Charles Soulié, maître de conférences au département de sociologie de l’université Paris 8, est interviewé dans Libération du 28 mars 2006 :
Deux jeunesses se croisent à Saint-Denis
Même si un tiers des étudiants de Paris VIII viennent du département, la parole est plutôt réservée à ceux qui savent, ou osent, la prendre, souvent des Parisiens.
Depuis lundi 20 mars, la faculté de Saint-Denis est bloquée. Officiellement, pas de cours. A la place, des forums et des débats sur tous les sujets : «La précarité», «Quelle place pour l’Université dans la ville ?». Paris-VIII est une fac plantée au milieu des quartiers du 93. Son recrutement s’effectue là. En 2001-2002, 29 % de ses étudiants résidaient dans ce département. Mais cette université ne «réussit» pas aux enfants de ce département, écrit Charles Soulié, maître de conférences en sociologie (1). Ils s’évaporent au fur et à mesure de l’avancée des cursus.
A Paris-VIII, il y a des jeunes qui traînent, d’autres qui «squattent» comme au pied d’une tour. Mais ils s’invitent rarement aux débats qui, pourtant, les concernent directement. «Paris-VIII a beaucoup d’enfants d’immigrés, poursuit Soulié lors d’un de ces débats. Or, qui parle dans les AG ? Qui tient la table ? Ces enfants d’immigrés ne sont pas vraiment là.

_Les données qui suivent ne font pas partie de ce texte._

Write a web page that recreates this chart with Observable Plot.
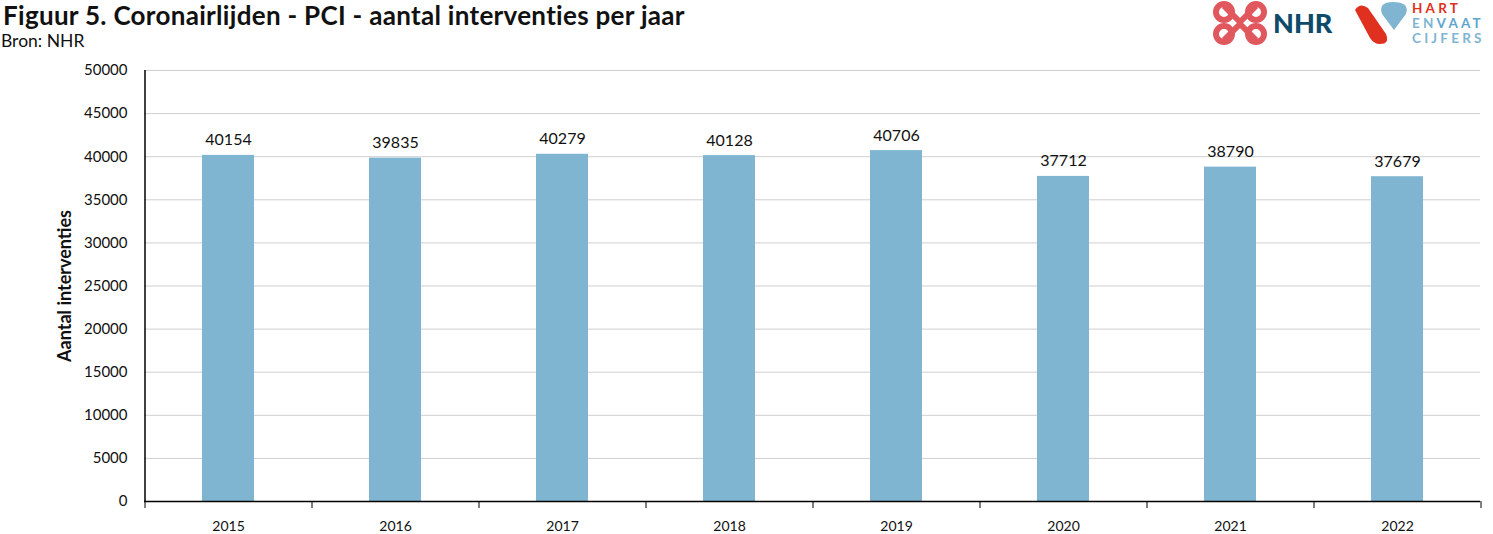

Ils sont étrangers d’une certaine manière.» Un autre professeur poursuit : «Les étudiants les plus mobilisées (contre le CPE, ndlr) sont plus français, plus blancs, plus bourgeois», poursuit-il.
source : Libération, 28 mars 2006
Charles Soulié est notamment l’auteur, récemment, d’un article intitulé : «Des usages sociaux du Deug de Paris-VIII : ségrégation sociale, demandes pédagogiques, et habitus disciplinaires», par Brice Le Gall et Charles Soulié, dans Obstacles et succès scolaires (université Charles-de-Gaulle-Lille-III). Cet article s’intéresse au recrutement social et scolaire, aux attentes pédagogiques, ainsi qu’aux objectifs professionnels de 1.594 étudiants de DEUG de Paris 8 présents en cours et provenant d’une dizaine de disciplines différentes (Histoire, Arts plastiques, Communication, Anthropologie, Géographie, Psychologie, Economie, Droit et Histoire). Ces étudiants ont été contactés au travers d’une enquête par questionnaires et entretiens réalisée par des étudiants de Licence de sociologie en 2002/2003, dans le cadre d’un cours d’enquête de terrain. Il met en évidence la diversité du public étudiant de Paris 8, le caractère différencié de ses attentes pédagogiques en fonction du milieu d’origine, comme de ses objectifs professionnels. Son objectif est de contribuer à la réflexion pédagogique et scientifique sur le devenir de l’université, et plus particulièrement de celle de Paris 8 qui, – à l’origine- , fut fondée sur un projet pédagogique, scientifique, mais aussi politique, singulier.